Pizzeria Defina is Roncesvalles' answer to wood-fired pizza. After months of teasing, the paper on the windows is finally down and neighbourhood residents are flocking to their new pizza joint.
My friend and I went for lunch on a Saturday only to be turned away by the pizza-shaped sandwich board (or would that be a calzone board?) in the door which read "Open at 5". Disappointed but not defeated, we shuffled our plans around and vowed to return for dinner instead.
Seating is limited and there was a full house at 6, but we managed to grab a table up front. Considering ourselves lucky at first, we quickly realized why it was free, and also what it feels like to be an ant under a magnifying glass on a sunny day. Note to readers: try to get a seat in the back around the dinner hour to avoid the sun, which spends some quality time in Pizza Defina before setting in the West.
Although it isn't the only pizza place on Ronces, with Pizza Flora being down the street, it still has more to offer in terms of ambience. What is it about exposed brick and wood floors that make a place so cozy?
The focus of the menu is, of course, on the pizza, but there are also appetizers to be had, and two pasta options. We started off with the chopped Caprese Salad ($11). With vine-ripened tomatos, silky smooth bufala mozzarella, and basil, it was drizzled with just the right amount of extra-virgin olive oil, without bathing in the stuff.
Meanwhile our very underage dining companion (who isn't a fan of pizza that doesn't come in an orange and white box) opted for the spaghetti in a simple tomato sauce ($12), garnished with parmesan cheese and a single basil leaf. For someone who normally asks for a count of required bites, he polished off the entire bowl (admittedly wearing some of it) and claimed it was "better than mom's" (who isn't Italian by the way, but it still has to count for something).

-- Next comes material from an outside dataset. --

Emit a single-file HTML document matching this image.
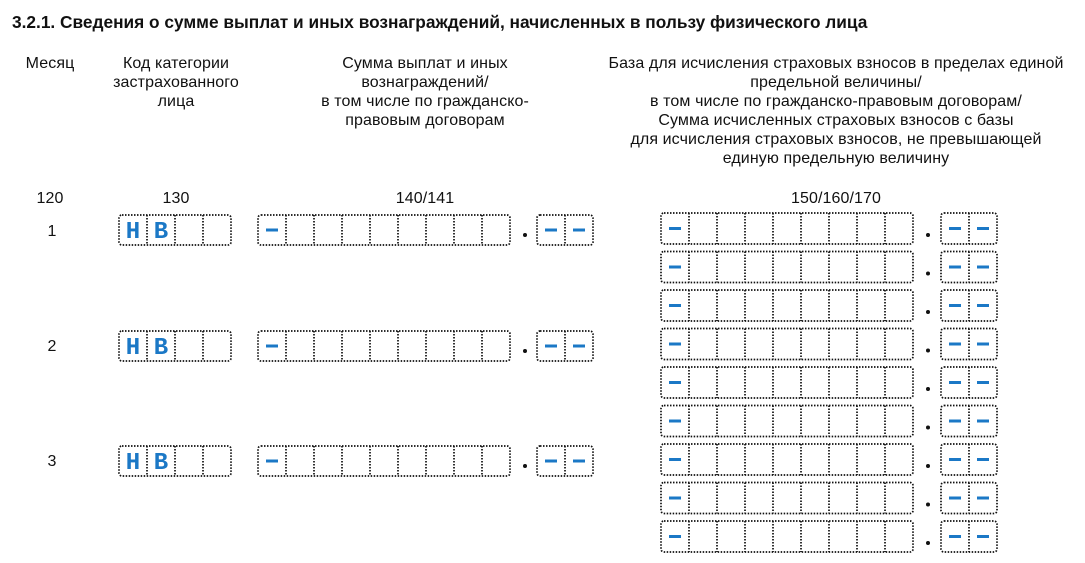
<!DOCTYPE html>
<html><head><meta charset="utf-8"><style>
html,body{margin:0;padding:0;background:#fff;width:1085px;height:563px;overflow:hidden}
svg{display:block}
text{font-family:"Liberation Sans",Arial,sans-serif;font-size:16px;letter-spacing:0.1px;fill:#111}
.t{font-weight:bold;font-size:17.3px;letter-spacing:0}
.c{text-anchor:middle}
.b{font-family:"Liberation Mono","Courier New",monospace;font-weight:bold;font-size:24px;fill:#1b78c6;text-anchor:middle}
</style></head><body>
<svg id="s" width="1085" height="563" xmlns="http://www.w3.org/2000/svg">
<text class="t" x="12" y="28">3.2.1. Сведения о сумме выплат и иных вознаграждений, начисленных в пользу физического лица</text>
<text class="c" x="50" y="68">Месяц</text>
<text class="c" x="176" y="68">Код категории</text>
<text class="c" x="176" y="87">застрахованного</text>
<text class="c" x="176" y="106">лица</text>
<text class="c" x="425" y="68">Сумма выплат и иных</text>
<text class="c" x="425" y="87">вознаграждений/</text>
<text class="c" x="425" y="106">в том числе по гражданско-</text>
<text class="c" x="425" y="125">правовым договорам</text>
<text class="c" x="836" y="68">База для исчисления страховых взносов в пределах единой</text>
<text class="c" x="836" y="87">предельной величины/</text>
<text class="c" x="836" y="106">в том числе по гражданско-правовым договорам/</text>
<text class="c" x="836" y="125">Сумма исчисленных страховых взносов с базы</text>
<text class="c" x="836" y="144">для исчисления страховых взносов, не превышающей</text>
<text class="c" x="836" y="163">единую предельную величину</text>
<text class="c" x="50" y="203">120</text>
<text class="c" x="176" y="203">130</text>
<text class="c" x="425" y="203">140/141</text>
<text class="c" x="836" y="203">150/160/170</text>
<text class="c" x="52" y="236">1</text>
<text class="c" x="52" y="351">2</text>
<text class="c" x="52" y="466">3</text>
<text class="b" x="133" y="238">Н</text><text class="b" x="161" y="238">В</text>
<text class="b" x="133" y="354">Н</text><text class="b" x="161" y="354">В</text>
<text class="b" x="133" y="469">Н</text><text class="b" x="161" y="469">В</text>
</svg>
<script>
var s=document.getElementById('s'),NS='http://www.w3.org/2000/svg';
function el(n,a){var e=document.createElementNS(NS,n);for(var k in a)e.setAttribute(k,a[k]);s.appendChild(e);return e;}
function box(x,y,n,w,h,dash){
 el('rect',{x:x,y:y,width:n*w,height:h,rx:3,fill:'none',stroke:'#111','stroke-width':1.7,'stroke-dasharray':'1.5 1.5'});
 for(var i=1;i<n;i++)el('line',{x1:x+i*w,y1:y,x2:x+i*w,y2:y+h,stroke:'#111','stroke-width':1.7,'stroke-dasharray':'1.5 1.5'});
 for(var j=0;j<dash.length;j++){var cx=x+dash[j]*w+w/2;el('rect',{x:cx-6,y:y+h/2-1.5,width:12,height:3,fill:'#1b78c6'});}
}
var W=28;
[215,331,446].forEach(function(y){
 box(119,y,4,W,30,[]);
 box(258,y,9,W,30,[0]);
 el('circle',{cx:525,cy:y+20,r:2,fill:'#111'});
 box(537,y,2,W,30,[0,1]);
});
for(var r=0;r<9;r++){var y=213+r*38.5;
 box(661,y,9,W,31,[0]);
 el('circle',{cx:928,cy:y+22,r:2,fill:'#111'});
 box(941,y,2,W,31,[0,1]);
}
</script>
</body></html>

Now for the main event. Pizzas come served on either Neapolitan or Roma crust, and as I'm notorious for my inability to make a decision, we went with both. The Margherita on Roma ($12) and the Veggie on Neapolitan ($14).

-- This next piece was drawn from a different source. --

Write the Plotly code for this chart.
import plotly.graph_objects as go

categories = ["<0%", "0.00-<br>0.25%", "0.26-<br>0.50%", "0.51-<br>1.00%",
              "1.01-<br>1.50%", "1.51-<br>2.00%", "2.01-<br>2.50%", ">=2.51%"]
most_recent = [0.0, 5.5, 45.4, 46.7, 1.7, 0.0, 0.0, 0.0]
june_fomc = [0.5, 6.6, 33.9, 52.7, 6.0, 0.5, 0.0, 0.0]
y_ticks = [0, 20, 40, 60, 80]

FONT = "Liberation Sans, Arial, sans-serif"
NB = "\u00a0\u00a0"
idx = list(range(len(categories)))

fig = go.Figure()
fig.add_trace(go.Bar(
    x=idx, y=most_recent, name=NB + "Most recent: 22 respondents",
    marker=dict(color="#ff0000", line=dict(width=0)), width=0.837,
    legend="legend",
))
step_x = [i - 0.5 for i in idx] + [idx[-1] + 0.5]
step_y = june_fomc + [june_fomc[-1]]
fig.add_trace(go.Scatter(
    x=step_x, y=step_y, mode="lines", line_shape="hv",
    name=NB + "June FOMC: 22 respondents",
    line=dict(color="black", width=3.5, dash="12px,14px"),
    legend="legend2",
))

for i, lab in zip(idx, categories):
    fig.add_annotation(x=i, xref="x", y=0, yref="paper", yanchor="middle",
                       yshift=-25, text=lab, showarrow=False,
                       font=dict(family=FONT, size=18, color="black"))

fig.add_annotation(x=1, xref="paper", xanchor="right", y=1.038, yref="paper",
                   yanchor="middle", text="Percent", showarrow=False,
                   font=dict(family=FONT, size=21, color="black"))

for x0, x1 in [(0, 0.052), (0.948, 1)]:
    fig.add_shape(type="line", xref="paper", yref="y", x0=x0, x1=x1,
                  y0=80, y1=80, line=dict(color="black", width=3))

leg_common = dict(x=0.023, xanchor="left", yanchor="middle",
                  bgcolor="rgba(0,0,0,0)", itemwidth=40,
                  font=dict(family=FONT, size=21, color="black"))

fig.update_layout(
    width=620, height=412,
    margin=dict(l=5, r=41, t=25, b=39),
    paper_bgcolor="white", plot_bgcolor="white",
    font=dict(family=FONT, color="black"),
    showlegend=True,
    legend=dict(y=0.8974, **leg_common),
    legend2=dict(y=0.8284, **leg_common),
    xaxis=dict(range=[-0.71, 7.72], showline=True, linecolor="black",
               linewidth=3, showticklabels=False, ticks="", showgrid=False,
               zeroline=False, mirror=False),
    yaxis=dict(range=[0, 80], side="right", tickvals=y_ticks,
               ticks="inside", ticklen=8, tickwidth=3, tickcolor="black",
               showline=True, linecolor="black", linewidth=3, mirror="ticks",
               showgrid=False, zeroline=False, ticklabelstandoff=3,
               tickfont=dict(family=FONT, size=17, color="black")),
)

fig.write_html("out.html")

The Margherita, made with San Marzano tomatoes, fior de latte, parmigiano reggiano and the obligatory basil, was just enough weight-wise for the very thin, cracker-like Roma crust. For those who like a very crispy crust, the Roma is definitely the way to go.
The Veggie came piled with eggplant, asparagus, cherry tomatoes and basil and was served on a Neapolitan crust done just right - a little bit charred, and a little bit chewy. We definitely got our moneys worth in veggies, but I would have preferred them to be sliced and diced a bit more. It was kind of like having a salad on a pizza as opposed to toppings.

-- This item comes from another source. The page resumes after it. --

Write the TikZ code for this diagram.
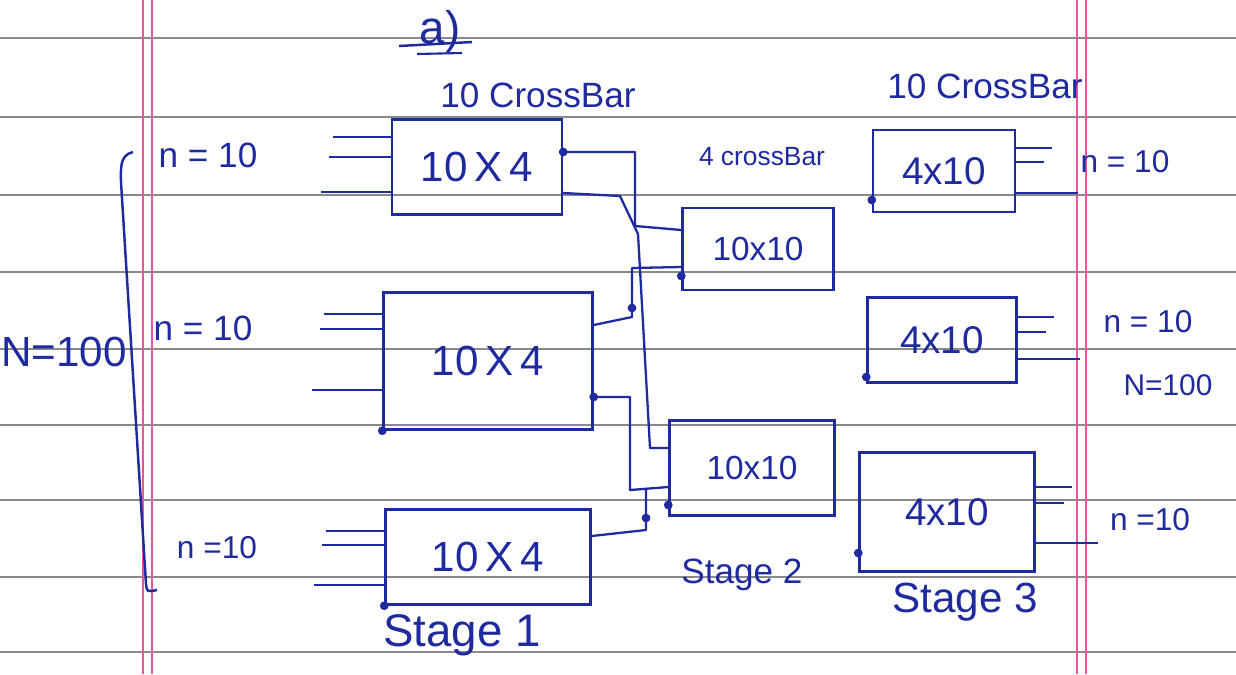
\documentclass[tikz,border=0pt]{standalone}
\usepackage{fontspec}
\setmainfont{Liberation Sans}
\usetikzlibrary{calc}
\definecolor{ink}{HTML}{1F2A9E}
\definecolor{rule}{HTML}{8A8A8A}
\definecolor{margin}{HTML}{E8559A}
\tikzset{
    xbar/.style={draw=ink, line width=1.4pt, inner sep=0pt, text=ink},
    wire/.style={draw=ink, line width=1.3pt, line join=round},
    lbl/.style={text=ink, inner sep=1pt},
    blob/.style={fill=ink, circle, inner sep=0pt, minimum size=5pt}
}
\newcommand{\fs}[1]{\fontsize{#1}{#1}\selectfont}
\begin{document}
\begin{tikzpicture}[x=0.02cm, y=-0.02cm]
    \useasboundingbox (0,0) rectangle (1236,674);
    \fill[white] (0,0) rectangle (1236,674);

    % ruled paper
    \foreach \y in {38,117,195,272,349,425,500,577,652}
        \draw[rule, line width=0.9pt] (0,\y) -- (1236,\y);
    \foreach \x in {143,152,1077,1086}
        \draw[margin, line width=0.9pt] (\x,0) -- (\x,674);

    % stage 1
    \node[xbar, minimum width=3.4cm, minimum height=1.9cm] (b1) at (477,167) {\fs{24}10\,X\,4};
    \node[xbar, minimum width=4.18cm, minimum height=2.74cm] (b2) at (488,361) {\fs{24}10\,X\,4};
    \node[xbar, minimum width=4.1cm, minimum height=1.9cm] (b3) at (488,557) {\fs{24}10\,X\,4};

    % stage 2
    \node[xbar, minimum width=3.02cm, minimum height=1.64cm] (c1) at (758,249) {\fs{19}10x10};
    \node[xbar, minimum width=3.3cm, minimum height=1.9cm] (c2) at (752,468) {\fs{19}10x10};

    % stage 3
    \node[xbar, minimum width=2.84cm, minimum height=1.64cm] (d1) at (944,171) {\fs{22}4x10};
    \node[xbar, minimum width=2.98cm, minimum height=1.7cm] (d2) at (942,340) {\fs{22}4x10};
    \node[xbar, minimum width=3.5cm, minimum height=2.38cm] (d3) at (947,512) {\fs{22}4x10};

    % inputs and outputs
    \foreach \b/\ya/\yb/\yc in {b1/137/157/192, b2/314/329/390, b3/531/545/585}{
        \draw[wire] (\b.west |- 0,\ya) -- ++(-58,0);
        \draw[wire] (\b.west |- 0,\yb) -- ++(-62,0);
        \draw[wire] (\b.west |- 0,\yc) -- ++(-70,0);
    }
    \foreach \b/\ya/\yb/\yc in {d1/148/162/193, d2/317/332/359, d3/487/503/543}{
        \draw[wire] (\b.east |- 0,\ya) -- ++(36,0);
        \draw[wire] (\b.east |- 0,\yb) -- ++(28,0);
        \draw[wire] (\b.east |- 0,\yc) -- ++(62,0);
    }

    % stage 1 to stage 2
    \draw[wire] (b1.east |- 0,152) -| (635,226) -- (c1.west |- 0,230);
    \draw[wire] (b1.east |- 0,193) -- (620,196) -- (638,234) -- (650,448) -- (c2.west |- 0,448);
    \draw[wire] (b2.east |- 0,325) -- (632,317) -- (632,268) -- (c1.west |- 0,267);
    \draw[wire] (b2.east |- 0,397) -| (630,490) -- (c2.west |- 0,487);
    \draw[wire] (b3.east |- 0,536) -- (646,530) -- (646,490);

    \foreach \p in {(b1.east |- 0,152), (c1.west |- 0,276), (632,308), (b2.east |- 0,397),
                    (b2.south west), (b3.south west), (c2.west |- 0,505), (646,518),
                    (d1.west |- 0,200), (d2.west |- 0,377), (d3.west |- 0,553)}
        \node[blob] at \p {};

    % brace round the inputs
    \draw[ink, line width=1.4pt] (133,152) .. controls (119,155) and (121,170) .. (121,182)
        -- (146,584) .. controls (147,592) .. (157,590);

    % labels
    \node[lbl] (title) at (440,32) {\fs{26}a)};
    \draw[ink, line width=1.4pt] (399,46) -- (472,42);
    \draw[ink, line width=1.2pt] (417,54) -- (462,53);
    \node[lbl] (top1) at (538,95) {\fs{20}10 CrossBar};
    \node[lbl] (top2) at (762,157) {\fs{15}4 crossBar};
    \node[lbl] (top3) at (985,86) {\fs{20}10 CrossBar};

    \node[lbl] (n1) at (208,155) {\fs{20}n = 10};
    \node[lbl] (n2) at (203,328) {\fs{20}n = 10};
    \node[lbl] (n3) at (217,548) {\fs{18}n =10};
    \node[lbl] (Nl) at (64,352) {\fs{24}N=100};

    \node[lbl] (n4) at (1125,162) {\fs{18}n = 10};
    \node[lbl] (n5) at (1148,322) {\fs{18}n = 10};
    \node[lbl] (Nr) at (1168,385) {\fs{17}N=100};
    \node[lbl] (n6) at (1150,520) {\fs{18}n =10};

    \node[lbl] (s1) at (462,635) {\fs{26}Stage 1};
    \node[lbl] (s2) at (742,575) {\fs{20}Stage 2};
    \node[lbl] (s3) at (965,602) {\fs{24}Stage 3};
\end{tikzpicture}
\end{document}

Oddly enough I wasn't in the mood for wine (don't worry, I'm seeing a doctor about it...) but I did peruse the wine list which consists of some decent and affordable selections. Glasses range from $7 - $10 and the bottles start at $29. Not too shabby.
In the end, I wouldn't say Pizza Defina is competition for the likes of Terroni and Libretto. Their selection isn't nearly as extensive as far as the pies go, and their sauce doesn't quite compare, but everything is a couple of dollars cheaper on average. It's still early however, and in the meantime it serves as a local option for Roncesvalles residents to grab a decent slice and a glass of vino.